Former Treasury Secretary and Harvard President Larry Summers discusses infrastructure investment through bets on building airports.
You’re a rapidly growing Asian country, and you decide to build an airport somewhere where there aren’t very many people.
You do that because it’s going to be cheap to build it now, when there aren’t a lot of people around, and it’s important to establish the land. Then 15 years later, if you’ve grown fast, you’re a brilliant hero of masterful long-term planning, and if you’ve grown slow, you’re an idiot who’s building an airport where nobody wanted to go.
It’s hard to know which is the case. The Japanese probably look stupider than they really were because they built in anticipation of more growth than they, in fact, were able to generate.
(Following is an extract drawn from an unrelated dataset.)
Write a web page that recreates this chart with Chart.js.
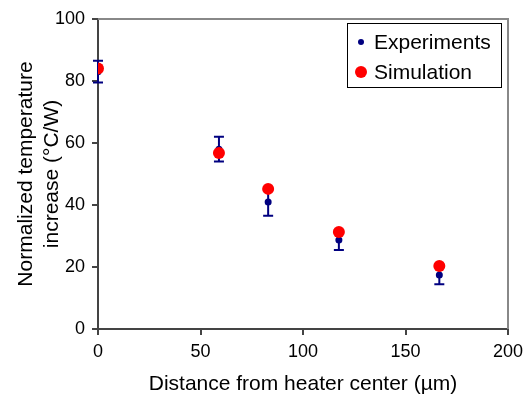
<!DOCTYPE html>
<html>
<head>
<meta charset="utf-8">
<script src="https://cdn.jsdelivr.net/npm/chart.js@4/dist/chart.umd.min.js"></script>
<style>
html,body{margin:0;padding:0;background:#fff;}
canvas{display:block;}
</style>
</head>
<body>
<canvas id="c" width="524" height="399"></canvas>
<script>
const distance = [0, 59, 83, 117.5, 166.5];
const experiments = [83, 58, 41, 28.7, 17.4];
const expError = [3.5, 4, 4.5, 3.2, 3];
const simulation = [84, 56.8, 45.2, 31.3, 20.3];
const xTicks = [0, 50, 100, 150, 200];
const yTicks = [0, 20, 40, 60, 80, 100];
const seriesNames = ['Experiments', 'Simulation'];
const xTitle = 'Distance from heater center (µm)';
const yTitle = ['Normalized temperature', 'increase (°C/W)'];

const FONT = 'Liberation Sans, Arial, sans-serif';
const NAVY = '#000080';
const RED = '#FF0000';

const errorBars = {
  id: 'errorBars',
  beforeDatasetsDraw(chart) {
    const {ctx, scales: {x, y}} = chart;
    ctx.save();
    ctx.strokeStyle = NAVY;
    ctx.lineWidth = 2;
    for (let i = 0; i < distance.length; i++) {
      const px = x.getPixelForValue(distance[i]);
      const top = y.getPixelForValue(experiments[i] + expError[i]);
      const bot = y.getPixelForValue(experiments[i] - expError[i]);
      ctx.beginPath();
      ctx.moveTo(px, top); ctx.lineTo(px, bot);
      ctx.moveTo(px - 5, top); ctx.lineTo(px + 5, top);
      ctx.moveTo(px - 5, bot); ctx.lineTo(px + 5, bot);
      ctx.stroke();
    }
    ctx.restore();
  }
};

const frameAndLegend = {
  id: 'frameAndLegend',
  beforeDatasetsDraw(chart) {
    const {ctx, chartArea: a} = chart;
    ctx.save();
    ctx.strokeStyle = '#888888';
    ctx.lineWidth = 2;
    ctx.beginPath();
    ctx.moveTo(a.left, a.top);
    ctx.lineTo(a.right, a.top);
    ctx.lineTo(a.right, a.bottom);
    ctx.stroke();
    ctx.restore();
  },
  afterDraw(chart) {
    const {ctx, chartArea: a} = chart;
    ctx.save();
    const bx = a.right - 161, by = a.top + 4, bw = 154, bh = 64;
    ctx.fillStyle = '#fff';
    ctx.fillRect(bx, by, bw, bh);
    ctx.strokeStyle = '#000';
    ctx.lineWidth = 1;
    ctx.strokeRect(bx + 0.5, by + 0.5, bw, bh);
    ctx.font = '21px ' + FONT;
    ctx.fillStyle = '#000';
    ctx.textBaseline = 'middle';
    ctx.textAlign = 'left';
    const rows = [{c: NAVY, r: 3}, {c: RED, r: 6}];
    rows.forEach((row, i) => {
      const cy = by + 19 + i * 30;
      ctx.beginPath();
      ctx.fillStyle = row.c;
      ctx.arc(bx + 14, cy, row.r, 0, Math.PI * 2);
      ctx.fill();
      ctx.fillStyle = '#000';
      ctx.fillText(seriesNames[i], bx + 27, cy + 1);
    });
    ctx.restore();
  }
};

new Chart(document.getElementById('c'), {
  type: 'scatter',
  data: {
    datasets: [
      {
        label: seriesNames[1],
        data: distance.map((d, i) => ({x: d, y: simulation[i]})),
        backgroundColor: RED,
        borderWidth: 0,
        pointRadius: 6,
        order: 0
      },
      {
        label: seriesNames[0],
        data: distance.map((d, i) => ({x: d, y: experiments[i]})),
        backgroundColor: NAVY,
        borderWidth: 0,
        pointRadius: 3.5,
        order: 1
      }
    ]
  },
  options: {
    responsive: false,
    animation: false,
    layout: {padding: {top: 19, right: 16, left: 0, bottom: 0}},
    plugins: {legend: {display: false}, tooltip: {enabled: false}},
    scales: {
      x: {
        type: 'linear',
        min: 0, max: 200,
        afterBuildTicks(s) { s.ticks = xTicks.map(v => ({value: v})); },
        afterFit(s) { s.height = 70; s.paddingLeft = 0; s.paddingRight = 0; },
        border: {color: '#444', width: 2},
        grid: {drawOnChartArea: false, drawTicks: true, tickLength: 6, color: '#444', lineWidth: 2},
        ticks: {color: '#000', font: {family: FONT, size: 18}, padding: 6, maxRotation: 0},
        title: {display: true, text: xTitle, color: '#000', font: {family: FONT, size: 21}, padding: {top: 0, bottom: 2}}
      },
      y: {
        type: 'linear',
        min: 0, max: 100,
        afterBuildTicks(s) { s.ticks = yTicks.map(v => ({value: v})); },
        afterFit(s) { s.width = 98; s.paddingTop = 0; s.paddingBottom = 0; },
        border: {color: '#444', width: 2},
        grid: {drawOnChartArea: false, drawTicks: true, tickLength: 6, color: '#444', lineWidth: 2},
        ticks: {color: '#000', font: {family: FONT, size: 18}, padding: 7},
        title: {display: true, text: yTitle, color: '#000', font: {family: FONT, size: 21}, padding: {top: 14, bottom: 0}}
      }
    }
  },
  plugins: [errorBars, frameAndLegend]
});
</script>
</body>
</html>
I don’t know quite what’s going to happen with respect to China. It’s not unlike Dulles Airport. Today we think of Dulles Airport as an important strategic stroke that cemented and made possible a hugely vibrant technological economy in Northern Virginia.
I’m old enough to remember in the late ’70s or early ’80s when it was a generation after Dulles Airport was built. It was a ridiculous idea, built a million miles from anywhere, and like, “Why did we build that?”
So it’s very difficult to judge some of these infrastructure investments except in the very, very long run. Even when you judge them in the very, very long run, you can make a judgment ex post as to whether they were a good idea, but even then, it’s going to be even more difficult to make a judgment about whether they were ex ante sensible or ex ante not sensible.
I think he’s wrong about Dulles airport, by the way, because it’s been so badly managed through nepotism, poor environmental policies like forcing taxicabs dropping off passengers from downtown to return empty, and stupidity like building an expensive train that takes United passengers nowhere near their gates.
It was born by condemning African American homes. It’s super expensive precisely because of mismanagement.